WHAT NEEDS TO BE DONE
Give the data below again, word for word.

SUPPLIED MATERIAL
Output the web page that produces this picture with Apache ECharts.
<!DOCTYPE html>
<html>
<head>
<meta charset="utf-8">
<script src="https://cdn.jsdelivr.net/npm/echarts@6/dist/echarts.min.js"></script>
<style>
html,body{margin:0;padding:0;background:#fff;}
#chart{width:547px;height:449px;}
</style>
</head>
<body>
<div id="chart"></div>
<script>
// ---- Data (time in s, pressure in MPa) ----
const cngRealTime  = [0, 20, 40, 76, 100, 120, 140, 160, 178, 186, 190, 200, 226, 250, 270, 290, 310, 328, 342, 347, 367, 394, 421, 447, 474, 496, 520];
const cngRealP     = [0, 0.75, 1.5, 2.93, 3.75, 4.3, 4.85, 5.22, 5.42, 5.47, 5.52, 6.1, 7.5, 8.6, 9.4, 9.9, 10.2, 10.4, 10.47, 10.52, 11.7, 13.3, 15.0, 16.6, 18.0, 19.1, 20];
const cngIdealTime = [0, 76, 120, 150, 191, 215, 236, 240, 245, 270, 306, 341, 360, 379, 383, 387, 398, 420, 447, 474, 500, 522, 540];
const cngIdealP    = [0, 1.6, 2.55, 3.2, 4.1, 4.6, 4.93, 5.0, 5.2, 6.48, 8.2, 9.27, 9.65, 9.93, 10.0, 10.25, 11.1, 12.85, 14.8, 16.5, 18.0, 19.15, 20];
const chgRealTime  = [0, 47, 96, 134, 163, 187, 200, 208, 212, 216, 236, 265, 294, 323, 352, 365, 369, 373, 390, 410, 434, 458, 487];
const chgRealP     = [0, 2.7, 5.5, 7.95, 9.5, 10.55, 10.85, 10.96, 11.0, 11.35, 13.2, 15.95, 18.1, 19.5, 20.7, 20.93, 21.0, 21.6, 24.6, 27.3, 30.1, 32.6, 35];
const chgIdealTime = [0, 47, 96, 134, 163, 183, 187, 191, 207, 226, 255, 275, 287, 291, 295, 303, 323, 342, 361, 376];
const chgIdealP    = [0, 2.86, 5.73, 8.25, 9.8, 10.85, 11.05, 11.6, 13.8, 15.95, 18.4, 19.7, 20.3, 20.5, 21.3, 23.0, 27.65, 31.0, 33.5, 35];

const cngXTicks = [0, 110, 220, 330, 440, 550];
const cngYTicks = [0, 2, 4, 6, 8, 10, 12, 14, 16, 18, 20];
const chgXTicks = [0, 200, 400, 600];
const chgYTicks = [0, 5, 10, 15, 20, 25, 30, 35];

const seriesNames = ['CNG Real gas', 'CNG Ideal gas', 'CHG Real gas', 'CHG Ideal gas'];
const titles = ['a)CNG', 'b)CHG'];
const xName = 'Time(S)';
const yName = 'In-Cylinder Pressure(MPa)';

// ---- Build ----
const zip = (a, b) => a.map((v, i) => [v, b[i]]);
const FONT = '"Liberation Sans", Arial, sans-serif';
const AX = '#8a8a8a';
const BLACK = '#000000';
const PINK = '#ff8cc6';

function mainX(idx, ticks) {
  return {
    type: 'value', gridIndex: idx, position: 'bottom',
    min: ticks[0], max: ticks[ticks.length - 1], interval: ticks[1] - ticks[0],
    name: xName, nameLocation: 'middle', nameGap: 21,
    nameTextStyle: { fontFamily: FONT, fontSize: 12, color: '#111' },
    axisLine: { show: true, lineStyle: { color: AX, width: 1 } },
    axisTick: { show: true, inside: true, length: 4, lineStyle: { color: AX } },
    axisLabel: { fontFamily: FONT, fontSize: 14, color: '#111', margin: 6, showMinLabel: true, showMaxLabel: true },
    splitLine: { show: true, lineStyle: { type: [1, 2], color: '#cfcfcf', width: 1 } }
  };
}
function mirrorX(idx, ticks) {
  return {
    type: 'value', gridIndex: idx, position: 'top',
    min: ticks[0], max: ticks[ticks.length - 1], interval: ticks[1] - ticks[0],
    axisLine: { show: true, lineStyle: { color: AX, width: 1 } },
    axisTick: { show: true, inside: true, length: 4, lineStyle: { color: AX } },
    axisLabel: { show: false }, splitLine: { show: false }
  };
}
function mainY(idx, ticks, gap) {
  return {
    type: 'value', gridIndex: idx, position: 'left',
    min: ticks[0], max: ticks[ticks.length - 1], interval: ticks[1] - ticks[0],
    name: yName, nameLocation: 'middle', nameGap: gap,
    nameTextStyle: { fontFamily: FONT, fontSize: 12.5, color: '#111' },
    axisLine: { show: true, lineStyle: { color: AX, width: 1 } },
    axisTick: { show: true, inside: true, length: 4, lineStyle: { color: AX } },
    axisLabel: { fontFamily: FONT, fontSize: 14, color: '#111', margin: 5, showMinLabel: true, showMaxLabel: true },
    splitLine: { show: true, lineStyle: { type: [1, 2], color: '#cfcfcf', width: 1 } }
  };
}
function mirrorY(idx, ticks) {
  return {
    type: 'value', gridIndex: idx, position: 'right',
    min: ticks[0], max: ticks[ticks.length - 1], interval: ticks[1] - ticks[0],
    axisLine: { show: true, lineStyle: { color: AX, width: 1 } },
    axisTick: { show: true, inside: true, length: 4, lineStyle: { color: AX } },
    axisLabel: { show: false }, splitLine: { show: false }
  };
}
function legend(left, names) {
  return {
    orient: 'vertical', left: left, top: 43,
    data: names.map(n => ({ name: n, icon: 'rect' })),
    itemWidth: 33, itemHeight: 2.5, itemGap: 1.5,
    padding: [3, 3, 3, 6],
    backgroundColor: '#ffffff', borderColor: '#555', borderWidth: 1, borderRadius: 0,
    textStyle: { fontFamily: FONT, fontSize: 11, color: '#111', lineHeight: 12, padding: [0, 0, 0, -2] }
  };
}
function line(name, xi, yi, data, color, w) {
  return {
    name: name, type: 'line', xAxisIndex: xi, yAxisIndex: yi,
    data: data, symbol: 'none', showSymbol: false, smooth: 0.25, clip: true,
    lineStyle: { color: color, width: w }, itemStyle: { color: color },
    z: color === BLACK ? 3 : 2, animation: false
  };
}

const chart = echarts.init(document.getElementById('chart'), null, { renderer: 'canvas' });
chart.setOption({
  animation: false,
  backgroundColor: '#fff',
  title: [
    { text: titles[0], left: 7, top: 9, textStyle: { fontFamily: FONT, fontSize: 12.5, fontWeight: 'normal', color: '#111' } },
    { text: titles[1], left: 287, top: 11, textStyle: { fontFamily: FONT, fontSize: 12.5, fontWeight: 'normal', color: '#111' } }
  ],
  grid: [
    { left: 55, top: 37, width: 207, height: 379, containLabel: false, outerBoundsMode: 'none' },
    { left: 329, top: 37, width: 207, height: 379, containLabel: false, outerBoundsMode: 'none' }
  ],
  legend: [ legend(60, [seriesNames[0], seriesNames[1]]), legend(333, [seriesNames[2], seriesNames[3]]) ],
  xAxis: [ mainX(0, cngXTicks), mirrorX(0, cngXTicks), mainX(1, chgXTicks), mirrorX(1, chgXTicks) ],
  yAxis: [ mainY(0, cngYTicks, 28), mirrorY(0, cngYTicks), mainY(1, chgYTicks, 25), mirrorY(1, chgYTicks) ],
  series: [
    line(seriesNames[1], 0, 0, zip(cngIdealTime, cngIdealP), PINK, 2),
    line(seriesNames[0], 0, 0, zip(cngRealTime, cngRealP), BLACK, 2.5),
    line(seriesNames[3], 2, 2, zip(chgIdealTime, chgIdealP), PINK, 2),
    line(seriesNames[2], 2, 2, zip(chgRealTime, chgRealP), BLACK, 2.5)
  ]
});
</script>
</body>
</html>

WRITTEN RESPONSE
Output the web page that produces this picture with Apache ECharts.
<!DOCTYPE html>
<html>
<head>
<meta charset="utf-8">
<script src="https://cdn.jsdelivr.net/npm/echarts@6/dist/echarts.min.js"></script>
<style>
html,body{margin:0;padding:0;background:#fff;}
#chart{width:547px;height:449px;}
</style>
</head>
<body>
<div id="chart"></div>
<script>
// ---- Data (time in s, pressure in MPa) ----
const cngRealTime  = [0, 20, 40, 76, 100, 120, 140, 160, 178, 186, 190, 200, 226, 250, 270, 290, 310, 328, 342, 347, 367, 394, 421, 447, 474, 496, 520];
const cngRealP     = [0, 0.75, 1.5, 2.93, 3.75, 4.3, 4.85, 5.22, 5.42, 5.47, 5.52, 6.1, 7.5, 8.6, 9.4, 9.9, 10.2, 10.4, 10.47, 10.52, 11.7, 13.3, 15.0, 16.6, 18.0, 19.1, 20];
const cngIdealTime = [0, 76, 120, 150, 191, 215, 236, 240, 245, 270, 306, 341, 360, 379, 383, 387, 398, 420, 447, 474, 500, 522, 540];
const cngIdealP    = [0, 1.6, 2.55, 3.2, 4.1, 4.6, 4.93, 5.0, 5.2, 6.48, 8.2, 9.27, 9.65, 9.93, 10.0, 10.25, 11.1, 12.85, 14.8, 16.5, 18.0, 19.15, 20];
const chgRealTime  = [0, 47, 96, 134, 163, 187, 200, 208, 212, 216, 236, 265, 294, 323, 352, 365, 369, 373, 390, 410, 434, 458, 487];
const chgRealP     = [0, 2.7, 5.5, 7.95, 9.5, 10.55, 10.85, 10.96, 11.0, 11.35, 13.2, 15.95, 18.1, 19.5, 20.7, 20.93, 21.0, 21.6, 24.6, 27.3, 30.1, 32.6, 35];
const chgIdealTime = [0, 47, 96, 134, 163, 183, 187, 191, 207, 226, 255, 275, 287, 291, 295, 303, 323, 342, 361, 376];
const chgIdealP    = [0, 2.86, 5.73, 8.25, 9.8, 10.85, 11.05, 11.6, 13.8, 15.95, 18.4, 19.7, 20.3, 20.5, 21.3, 23.0, 27.65, 31.0, 33.5, 35];

const cngXTicks = [0, 110, 220, 330, 440, 550];
const cngYTicks = [0, 2, 4, 6, 8, 10, 12, 14, 16, 18, 20];
const chgXTicks = [0, 200, 400, 600];
const chgYTicks = [0, 5, 10, 15, 20, 25, 30, 35];

const seriesNames = ['CNG Real gas', 'CNG Ideal gas', 'CHG Real gas', 'CHG Ideal gas'];
const titles = ['a)CNG', 'b)CHG'];
const xName = 'Time(S)';
const yName = 'In-Cylinder Pressure(MPa)';

// ---- Build ----
const zip = (a, b) => a.map((v, i) => [v, b[i]]);
const FONT = '"Liberation Sans", Arial, sans-serif';
const AX = '#8a8a8a';
const BLACK = '#000000';
const PINK = '#ff8cc6';

function mainX(idx, ticks) {
  return {
    type: 'value', gridIndex: idx, position: 'bottom',
    min: ticks[0], max: ticks[ticks.length - 1], interval: ticks[1] - ticks[0],
    name: xName, nameLocation: 'middle', nameGap: 21,
    nameTextStyle: { fontFamily: FONT, fontSize: 12, color: '#111' },
    axisLine: { show: true, lineStyle: { color: AX, width: 1 } },
    axisTick: { show: true, inside: true, length: 4, lineStyle: { color: AX } },
    axisLabel: { fontFamily: FONT, fontSize: 14, color: '#111', margin: 6, showMinLabel: true, showMaxLabel: true },
    splitLine: { show: true, lineStyle: { type: [1, 2], color: '#cfcfcf', width: 1 } }
  };
}
function mirrorX(idx, ticks) {
  return {
    type: 'value', gridIndex: idx, position: 'top',
    min: ticks[0], max: ticks[ticks.length - 1], interval: ticks[1] - ticks[0],
    axisLine: { show: true, lineStyle: { color: AX, width: 1 } },
    axisTick: { show: true, inside: true, length: 4, lineStyle: { color: AX } },
    axisLabel: { show: false }, splitLine: { show: false }
  };
}
function mainY(idx, ticks, gap) {
  return {
    type: 'value', gridIndex: idx, position: 'left',
    min: ticks[0], max: ticks[ticks.length - 1], interval: ticks[1] - ticks[0],
    name: yName, nameLocation: 'middle', nameGap: gap,
    nameTextStyle: { fontFamily: FONT, fontSize: 12.5, color: '#111' },
    axisLine: { show: true, lineStyle: { color: AX, width: 1 } },
    axisTick: { show: true, inside: true, length: 4, lineStyle: { color: AX } },
    axisLabel: { fontFamily: FONT, fontSize: 14, color: '#111', margin: 5, showMinLabel: true, showMaxLabel: true },
    splitLine: { show: true, lineStyle: { type: [1, 2], color: '#cfcfcf', width: 1 } }
  };
}
function mirrorY(idx, ticks) {
  return {
    type: 'value', gridIndex: idx, position: 'right',
    min: ticks[0], max: ticks[ticks.length - 1], interval: ticks[1] - ticks[0],
    axisLine: { show: true, lineStyle: { color: AX, width: 1 } },
    axisTick: { show: true, inside: true, length: 4, lineStyle: { color: AX } },
    axisLabel: { show: false }, splitLine: { show: false }
  };
}
function legend(left, names) {
  return {
    orient: 'vertical', left: left, top: 43,
    data: names.map(n => ({ name: n, icon: 'rect' })),
    itemWidth: 33, itemHeight: 2.5, itemGap: 1.5,
    padding: [3, 3, 3, 6],
    backgroundColor: '#ffffff', borderColor: '#555', borderWidth: 1, borderRadius: 0,
    textStyle: { fontFamily: FONT, fontSize: 11, color: '#111', lineHeight: 12, padding: [0, 0, 0, -2] }
  };
}
function line(name, xi, yi, data, color, w) {
  return {
    name: name, type: 'line', xAxisIndex: xi, yAxisIndex: yi,
    data: data, symbol: 'none', showSymbol: false, smooth: 0.25, clip: true,
    lineStyle: { color: color, width: w }, itemStyle: { color: color },
    z: color === BLACK ? 3 : 2, animation: false
  };
}

const chart = echarts.init(document.getElementById('chart'), null, { renderer: 'canvas' });
chart.setOption({
  animation: false,
  backgroundColor: '#fff',
  title: [
    { text: titles[0], left: 7, top: 9, textStyle: { fontFamily: FONT, fontSize: 12.5, fontWeight: 'normal', color: '#111' } },
    { text: titles[1], left: 287, top: 11, textStyle: { fontFamily: FONT, fontSize: 12.5, fontWeight: 'normal', color: '#111' } }
  ],
  grid: [
    { left: 55, top: 37, width: 207, height: 379, containLabel: false, outerBoundsMode: 'none' },
    { left: 329, top: 37, width: 207, height: 379, containLabel: false, outerBoundsMode: 'none' }
  ],
  legend: [ legend(60, [seriesNames[0], seriesNames[1]]), legend(333, [seriesNames[2], seriesNames[3]]) ],
  xAxis: [ mainX(0, cngXTicks), mirrorX(0, cngXTicks), mainX(1, chgXTicks), mirrorX(1, chgXTicks) ],
  yAxis: [ mainY(0, cngYTicks, 28), mirrorY(0, cngYTicks), mainY(1, chgYTicks, 25), mirrorY(1, chgYTicks) ],
  series: [
    line(seriesNames[1], 0, 0, zip(cngIdealTime, cngIdealP), PINK, 2),
    line(seriesNames[0], 0, 0, zip(cngRealTime, cngRealP), BLACK, 2.5),
    line(seriesNames[3], 2, 2, zip(chgIdealTime, chgIdealP), PINK, 2),
    line(seriesNames[2], 2, 2, zip(chgRealTime, chgRealP), BLACK, 2.5)
  ]
});
</script>
</body>
</html>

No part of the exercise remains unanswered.